» **PROBLEM DETAILS**
Omit all images. Transcribe the rest of the material below exactly.

» **PROVIDED MATERIAL**

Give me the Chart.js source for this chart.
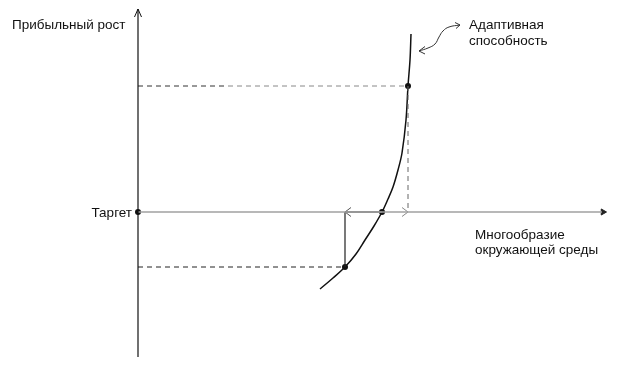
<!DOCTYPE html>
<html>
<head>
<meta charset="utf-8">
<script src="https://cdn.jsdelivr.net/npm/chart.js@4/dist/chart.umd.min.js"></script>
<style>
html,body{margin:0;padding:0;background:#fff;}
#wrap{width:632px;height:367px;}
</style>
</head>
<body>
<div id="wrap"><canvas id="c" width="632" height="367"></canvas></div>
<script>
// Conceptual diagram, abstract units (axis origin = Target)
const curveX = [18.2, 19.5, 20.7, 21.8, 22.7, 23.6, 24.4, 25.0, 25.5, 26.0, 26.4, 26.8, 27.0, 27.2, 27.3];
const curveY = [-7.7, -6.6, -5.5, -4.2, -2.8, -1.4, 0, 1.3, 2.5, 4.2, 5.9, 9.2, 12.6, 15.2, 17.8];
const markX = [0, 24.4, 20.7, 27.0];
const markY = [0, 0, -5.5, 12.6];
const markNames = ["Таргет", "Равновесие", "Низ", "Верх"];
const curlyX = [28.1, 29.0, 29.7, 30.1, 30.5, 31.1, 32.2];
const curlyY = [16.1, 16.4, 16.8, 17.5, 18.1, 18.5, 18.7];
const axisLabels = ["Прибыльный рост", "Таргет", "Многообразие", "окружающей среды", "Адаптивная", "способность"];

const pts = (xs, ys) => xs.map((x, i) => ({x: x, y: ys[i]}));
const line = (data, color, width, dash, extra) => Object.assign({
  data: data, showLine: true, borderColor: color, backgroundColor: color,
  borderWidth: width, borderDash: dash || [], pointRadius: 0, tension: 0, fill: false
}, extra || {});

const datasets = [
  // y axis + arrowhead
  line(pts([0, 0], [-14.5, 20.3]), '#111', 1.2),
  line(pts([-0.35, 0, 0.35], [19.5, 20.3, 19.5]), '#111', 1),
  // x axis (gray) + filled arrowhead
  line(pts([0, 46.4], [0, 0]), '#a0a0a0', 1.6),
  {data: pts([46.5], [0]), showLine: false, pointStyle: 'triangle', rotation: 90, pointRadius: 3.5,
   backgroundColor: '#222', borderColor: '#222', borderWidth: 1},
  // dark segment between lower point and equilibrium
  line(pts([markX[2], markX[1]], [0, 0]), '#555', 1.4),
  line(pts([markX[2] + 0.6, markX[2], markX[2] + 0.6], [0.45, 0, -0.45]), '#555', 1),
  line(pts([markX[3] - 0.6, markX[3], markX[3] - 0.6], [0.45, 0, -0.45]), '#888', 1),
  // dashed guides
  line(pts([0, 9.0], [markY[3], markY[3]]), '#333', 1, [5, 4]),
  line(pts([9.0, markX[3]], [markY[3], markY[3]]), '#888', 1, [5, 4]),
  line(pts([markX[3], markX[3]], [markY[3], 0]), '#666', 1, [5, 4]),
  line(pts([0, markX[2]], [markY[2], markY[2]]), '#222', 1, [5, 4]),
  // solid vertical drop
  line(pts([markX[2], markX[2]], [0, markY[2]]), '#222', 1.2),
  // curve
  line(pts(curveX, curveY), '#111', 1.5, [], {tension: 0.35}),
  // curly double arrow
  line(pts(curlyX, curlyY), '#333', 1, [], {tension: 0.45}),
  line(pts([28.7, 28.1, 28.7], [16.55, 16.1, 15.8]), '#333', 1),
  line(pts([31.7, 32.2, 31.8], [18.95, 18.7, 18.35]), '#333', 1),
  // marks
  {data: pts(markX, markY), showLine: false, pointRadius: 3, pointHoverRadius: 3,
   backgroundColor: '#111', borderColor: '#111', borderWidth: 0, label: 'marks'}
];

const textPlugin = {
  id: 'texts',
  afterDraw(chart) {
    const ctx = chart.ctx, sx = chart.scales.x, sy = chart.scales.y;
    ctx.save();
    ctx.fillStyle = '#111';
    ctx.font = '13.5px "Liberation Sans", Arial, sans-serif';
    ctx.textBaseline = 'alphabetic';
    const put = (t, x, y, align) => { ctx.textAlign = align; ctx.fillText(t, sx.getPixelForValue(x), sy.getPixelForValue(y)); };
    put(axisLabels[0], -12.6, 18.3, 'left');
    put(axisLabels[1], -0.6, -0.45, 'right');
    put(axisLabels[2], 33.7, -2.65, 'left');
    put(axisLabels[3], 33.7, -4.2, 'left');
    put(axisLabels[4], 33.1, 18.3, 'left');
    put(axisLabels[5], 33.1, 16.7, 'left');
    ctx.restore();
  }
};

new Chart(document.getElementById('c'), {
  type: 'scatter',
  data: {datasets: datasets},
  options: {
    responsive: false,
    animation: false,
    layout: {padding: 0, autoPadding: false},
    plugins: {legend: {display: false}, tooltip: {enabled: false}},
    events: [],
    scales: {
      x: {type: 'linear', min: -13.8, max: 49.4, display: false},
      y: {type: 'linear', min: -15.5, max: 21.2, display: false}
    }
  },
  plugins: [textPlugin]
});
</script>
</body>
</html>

» **RESULT FOR THIS TASK**
Give me the Chart.js source for this chart.
<!DOCTYPE html>
<html>
<head>
<meta charset="utf-8">
<script src="https://cdn.jsdelivr.net/npm/chart.js@4/dist/chart.umd.min.js"></script>
<style>
html,body{margin:0;padding:0;background:#fff;}
#wrap{width:632px;height:367px;}
</style>
</head>
<body>
<div id="wrap"><canvas id="c" width="632" height="367"></canvas></div>
<script>
// Conceptual diagram, abstract units (axis origin = Target)
const curveX = [18.2, 19.5, 20.7, 21.8, 22.7, 23.6, 24.4, 25.0, 25.5, 26.0, 26.4, 26.8, 27.0, 27.2, 27.3];
const curveY = [-7.7, -6.6, -5.5, -4.2, -2.8, -1.4, 0, 1.3, 2.5, 4.2, 5.9, 9.2, 12.6, 15.2, 17.8];
const markX = [0, 24.4, 20.7, 27.0];
const markY = [0, 0, -5.5, 12.6];
const markNames = ["Таргет", "Равновесие", "Низ", "Верх"];
const curlyX = [28.1, 29.0, 29.7, 30.1, 30.5, 31.1, 32.2];
const curlyY = [16.1, 16.4, 16.8, 17.5, 18.1, 18.5, 18.7];
const axisLabels = ["Прибыльный рост", "Таргет", "Многообразие", "окружающей среды", "Адаптивная", "способность"];

const pts = (xs, ys) => xs.map((x, i) => ({x: x, y: ys[i]}));
const line = (data, color, width, dash, extra) => Object.assign({
  data: data, showLine: true, borderColor: color, backgroundColor: color,
  borderWidth: width, borderDash: dash || [], pointRadius: 0, tension: 0, fill: false
}, extra || {});

const datasets = [
  // y axis + arrowhead
  line(pts([0, 0], [-14.5, 20.3]), '#111', 1.2),
  line(pts([-0.35, 0, 0.35], [19.5, 20.3, 19.5]), '#111', 1),
  // x axis (gray) + filled arrowhead
  line(pts([0, 46.4], [0, 0]), '#a0a0a0', 1.6),
  {data: pts([46.5], [0]), showLine: false, pointStyle: 'triangle', rotation: 90, pointRadius: 3.5,
   backgroundColor: '#222', borderColor: '#222', borderWidth: 1},
  // dark segment between lower point and equilibrium
  line(pts([markX[2], markX[1]], [0, 0]), '#555', 1.4),
  line(pts([markX[2] + 0.6, markX[2], markX[2] + 0.6], [0.45, 0, -0.45]), '#555', 1),
  line(pts([markX[3] - 0.6, markX[3], markX[3] - 0.6], [0.45, 0, -0.45]), '#888', 1),
  // dashed guides
  line(pts([0, 9.0], [markY[3], markY[3]]), '#333', 1, [5, 4]),
  line(pts([9.0, markX[3]], [markY[3], markY[3]]), '#888', 1, [5, 4]),
  line(pts([markX[3], markX[3]], [markY[3], 0]), '#666', 1, [5, 4]),
  line(pts([0, markX[2]], [markY[2], markY[2]]), '#222', 1, [5, 4]),
  // solid vertical drop
  line(pts([markX[2], markX[2]], [0, markY[2]]), '#222', 1.2),
  // curve
  line(pts(curveX, curveY), '#111', 1.5, [], {tension: 0.35}),
  // curly double arrow
  line(pts(curlyX, curlyY), '#333', 1, [], {tension: 0.45}),
  line(pts([28.7, 28.1, 28.7], [16.55, 16.1, 15.8]), '#333', 1),
  line(pts([31.7, 32.2, 31.8], [18.95, 18.7, 18.35]), '#333', 1),
  // marks
  {data: pts(markX, markY), showLine: false, pointRadius: 3, pointHoverRadius: 3,
   backgroundColor: '#111', borderColor: '#111', borderWidth: 0, label: 'marks'}
];

const textPlugin = {
  id: 'texts',
  afterDraw(chart) {
    const ctx = chart.ctx, sx = chart.scales.x, sy = chart.scales.y;
    ctx.save();
    ctx.fillStyle = '#111';
    ctx.font = '13.5px "Liberation Sans", Arial, sans-serif';
    ctx.textBaseline = 'alphabetic';
    const put = (t, x, y, align) => { ctx.textAlign = align; ctx.fillText(t, sx.getPixelForValue(x), sy.getPixelForValue(y)); };
    put(axisLabels[0], -12.6, 18.3, 'left');
    put(axisLabels[1], -0.6, -0.45, 'right');
    put(axisLabels[2], 33.7, -2.65, 'left');
    put(axisLabels[3], 33.7, -4.2, 'left');
    put(axisLabels[4], 33.1, 18.3, 'left');
    put(axisLabels[5], 33.1, 16.7, 'left');
    ctx.restore();
  }
};

new Chart(document.getElementById('c'), {
  type: 'scatter',
  data: {datasets: datasets},
  options: {
    responsive: false,
    animation: false,
    layout: {padding: 0, autoPadding: false},
    plugins: {legend: {display: false}, tooltip: {enabled: false}},
    events: [],
    scales: {
      x: {type: 'linear', min: -13.8, max: 49.4, display: false},
      y: {type: 'linear', min: -15.5, max: 21.2, display: false}
    }
  },
  plugins: [textPlugin]
});
</script>
</body>
</html>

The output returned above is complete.